A large pre-announced size may provide some initial “shock-and-awe benefit”, they added, but not disclosing the volume of purchases may provide a “constructive ambiguity”, comparable with the approach under the ECB’s SMP.

“We have already observed the potential drawbacks of a preannounced size during creation of the EFSF,” they said.

Ralf Grossmann, head of covered bond origination at Société Générale, said that if a programme is implemented the ECB should refrain from putting too many limits on it, if possible.

“Last time it was a banking crisis,” he said. “This time it is a sovereign crisis, which has spread to the banks. From that respect, the ECB might not want to limit the size – or maturities.”

He said a shift in ECB concerns might also push it toward a less limited programme.

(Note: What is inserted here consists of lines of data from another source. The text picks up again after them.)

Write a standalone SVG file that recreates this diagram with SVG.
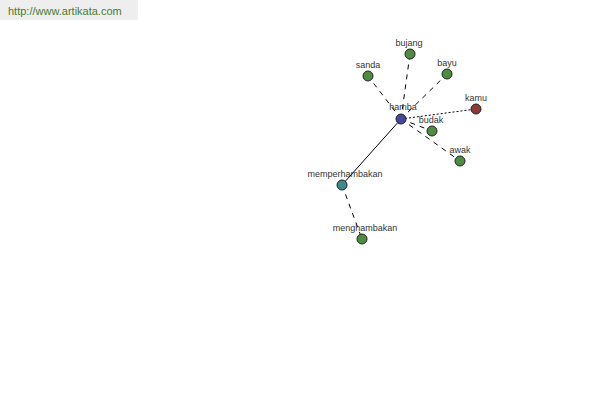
<svg xmlns="http://www.w3.org/2000/svg" width="600" height="400" viewBox="0 0 600 400">
<style>
.lbl{font-family:"Liberation Sans",Arial,sans-serif;font-size:9px;fill:#333;text-anchor:middle}
.n{stroke:#222;stroke-width:1}
.g{fill:#4e8c42}
.e{stroke:#000;stroke-width:1;fill:none}
.d{stroke-dasharray:5,5}
.o{stroke-dasharray:2,2}
</style>
<rect x="0" y="0" width="138" height="20" fill="#eeeeee"/>
<text x="8" y="15" font-family="Liberation Sans,Arial,sans-serif" font-size="11" fill="#4a7a32">http://www.artikata.com</text>
<g id="connectors">
<line class="e d" x1="401" y1="119" x2="410" y2="54"/>
<line class="e d" x1="401" y1="119" x2="368" y2="76"/>
<line class="e d" x1="401" y1="119" x2="447" y2="74"/>
<line class="e o" x1="401" y1="119" x2="476" y2="109"/>
<line class="e d" x1="401" y1="119" x2="432" y2="131"/>
<line class="e d" x1="401" y1="119" x2="460" y2="161"/>
<line class="e" x1="401" y1="119" x2="342" y2="185"/>
<line class="e d" x1="342" y1="185" x2="362" y2="239"/>
</g>
<g id="bujang"><circle class="n g" cx="410" cy="54" r="5"/><text class="lbl" x="409" y="46">bujang</text></g>
<g id="sanda"><circle class="n g" cx="368" cy="76" r="5"/><text class="lbl" x="368" y="68">sanda</text></g>
<g id="bayu"><circle class="n g" cx="447" cy="74" r="5"/><text class="lbl" x="447" y="66">bayu</text></g>
<g id="kamu"><circle class="n" fill="#8e3b3b" cx="476" cy="109" r="5"/><text class="lbl" x="476" y="101">kamu</text></g>
<g id="budak"><circle class="n g" cx="432" cy="131" r="5"/><text class="lbl" x="431" y="123">budak</text></g>
<g id="awak"><circle class="n g" cx="460" cy="161" r="5"/><text class="lbl" x="460" y="153">awak</text></g>
<g id="memperhambakan"><circle class="n" fill="#3c8a8a" cx="342" cy="185" r="5"/><text class="lbl" x="345" y="177">memperhambakan</text></g>
<g id="menghambakan"><circle class="n g" cx="362" cy="239" r="5"/><text class="lbl" x="365" y="231">menghambakan</text></g>
<g id="hamba"><circle class="n" fill="#4646a0" cx="401" cy="119" r="5"/><text class="lbl" x="403" y="110">hamba</text></g>
</svg>
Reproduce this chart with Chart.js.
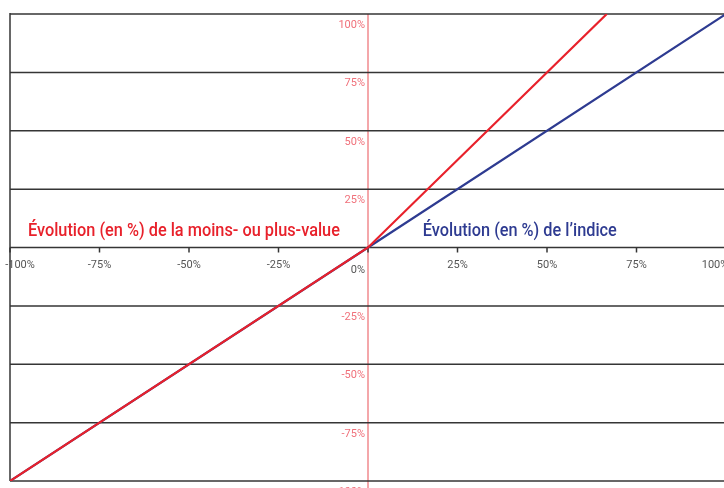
<!DOCTYPE html>
<html>
<head>
<meta charset="utf-8">
<script src="https://cdn.jsdelivr.net/npm/chart.js@4.4.1/dist/chart.umd.min.js"></script>
<style>
  html, body { margin: 0; padding: 0; background: #fff; overflow: hidden; width: 724px; height: 488px; }
  #wrap { width: 736px; height: 488px; }
</style>
</head>
<body>
<div id="wrap"><canvas id="c" width="736" height="488"></canvas></div>
<script>
// Series: index evolution (blue) and gain/loss evolution (red)
const indexX = [-1, 0, 1];
const indexY = [-1, 0, 1];
const pnlX = [-1, 0, 0.667];
const pnlY = [-1, 0, 1];

// Tick values and labels
const xTicks = [-1, -0.75, -0.5, -0.25, 0, 0.25, 0.5, 0.75, 1];
const xTickLabels = ['-100%', '-75%', '-50%', '-25%', '', '25%', '50%', '75%', '100%'];
const yTicks = [1, 0.75, 0.5, 0.25, 0, -0.25, -0.5, -0.75, -1];
const yTickLabels = ['100%', '75%', '50%', '25%', '0%', '-25%', '-50%', '-75%', '-100%'];

// Annotation texts
const labelPnl = 'Évolution (en %) de la moins- ou plus-value';
const labelIndex = 'Évolution (en %) de l’indice';

const RED = '#e8212b';
const BLUE = '#2e3b91';
const PINK = '#f08a8e';
const GRID = '#353535';
const TICKTXT = '#555555';
const YTXT = '#f0707a';

function toPts(xs, ys) { return xs.map((x, i) => ({ x: x, y: ys[i] })); }

const decor = {
  id: 'decor',
  beforeDatasetsDraw(chart) {
    const { ctx, chartArea: a, scales: { x, y } } = chart;
    ctx.save();
    // pink vertical axis at x = 0
    const x0 = x.getPixelForValue(0);
    ctx.strokeStyle = PINK;
    ctx.lineWidth = 1.5;
    ctx.beginPath();
    ctx.moveTo(x0, a.top);
    ctx.lineTo(x0, chart.height);
    ctx.stroke();
    // horizontal gridlines
    ctx.strokeStyle = GRID;
    ctx.lineWidth = 1.5;
    yTicks.forEach(v => {
      const py = y.getPixelForValue(v);
      ctx.beginPath();
      ctx.moveTo(a.left, py);
      ctx.lineTo(a.right, py);
      ctx.stroke();
    });
    // left border
    const xl = x.getPixelForValue(-1);
    ctx.beginPath();
    ctx.moveTo(xl, a.top - 1);
    ctx.lineTo(xl, a.bottom);
    ctx.stroke();
    // x tick marks
    const yz = y.getPixelForValue(0);
    xTicks.forEach(v => {
      const px = x.getPixelForValue(v);
      ctx.beginPath();
      ctx.moveTo(px, yz);
      ctx.lineTo(px, yz + 5);
      ctx.stroke();
    });
    ctx.restore();
  },
  afterDatasetsDraw(chart) {
    const { ctx, scales: { x, y } } = chart;
    ctx.save();
    const x0 = x.getPixelForValue(0);
    const yz = y.getPixelForValue(0);
    // x tick labels
    ctx.font = '11px Roboto, "Liberation Sans", sans-serif';
    ctx.fillStyle = TICKTXT;
    ctx.textBaseline = 'alphabetic';
    ctx.textAlign = 'center';
    xTicks.forEach((v, i) => {
      if (!xTickLabels[i]) return;
      let px = x.getPixelForValue(v);
      if (i === 0) px += 10;
      if (i === xTicks.length - 1) px -= 11;
      ctx.fillText(xTickLabels[i], px, yz + 20);
    });
    // y tick labels
    ctx.textAlign = 'right';
    yTicks.forEach((v, i) => {
      const py = y.getPixelForValue(v);
      if (v === 0) {
        ctx.fillStyle = TICKTXT;
        ctx.fillText(yTickLabels[i], x0 - 3, py + 25);
      } else {
        ctx.fillStyle = YTXT;
        ctx.fillText(yTickLabels[i], x0 - 3, py + 14);
      }
    });
    // annotations
    const drawFit = (text, color, leftPx, baseline, width) => {
      ctx.font = '500 18px Roboto, "Noto Sans", sans-serif';
      const w = ctx.measureText(text).width;
      ctx.save();
      ctx.translate(leftPx, baseline);
      ctx.scale(width / w, 1);
      ctx.fillStyle = color;
      ctx.textAlign = 'left';
      ctx.fillText(text, 0, 0);
      ctx.restore();
    };
    drawFit(labelPnl, RED, x.getPixelForValue(-0.95), yz - 12, 312);
    drawFit(labelIndex, BLUE, x.getPixelForValue(0.153), yz - 12, 194);
    ctx.restore();
  }
};

new Chart(document.getElementById('c'), {
  type: 'scatter',
  data: {
    datasets: [
      {
        label: 'Moins- ou plus-value',
        data: toPts(pnlX, pnlY),
        showLine: true,
        borderColor: RED,
        backgroundColor: RED,
        borderWidth: 2.2,
        pointRadius: 0,
        tension: 0
      },
      {
        label: 'Indice',
        data: toPts(indexX, indexY),
        showLine: true,
        borderColor: BLUE,
        backgroundColor: BLUE,
        borderWidth: 2.2,
        pointRadius: 0,
        tension: 0
      }
    ]
  },
  options: {
    responsive: false,
    animation: false,
    devicePixelRatio: 1,
    layout: { padding: { left: 10, right: 10, top: 14, bottom: 7 } },
    plugins: { legend: { display: false }, tooltip: { enabled: false } },
    scales: {
      x: { type: 'linear', min: -1, max: 1, display: false },
      y: { type: 'linear', min: -1, max: 1, display: false }
    }
  },
  plugins: [decor]
});
</script>
</body>
</html>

“At the time of the programme the ECB was much more concerned about its balance sheet,” said Grossmann. “Now they have Greek debt, Italian debt, Spanish debt, etc, on their balance sheet.”

He also said that the fewer the details made public by the ECB, the more beneficial such a move would be for the secondary market.

Other analysts noted the possibility of a CBPP being implemented as part of the SMP, with Barclays Capital analysts suggested a “clearer focus on purchase activity towards distressed market sectors (eventually in coordination with SMP activities)” as one of several changes to the ECB’s approach under a new CBPP that might be considered.

Florian Eichert, senior covered bond analyst at Crédit Agricole, said that the effect on different sectors of a second covered bond purchase programme will depend greatly on the way the programme is set up.

“If the programme is structured similarly to 2009-10 with money being allocated based on the ECB capital share, we would expect a strong domestic bias from the national central banks, which would benefit Germany, France and Italy,” he said. “If the programme is part of the SMP, for example, the focus will be more on the most distressed sectors and names.

“In that case Ireland, Italy, Portugal and Spain, as well as weak issuers, would benefit the most.”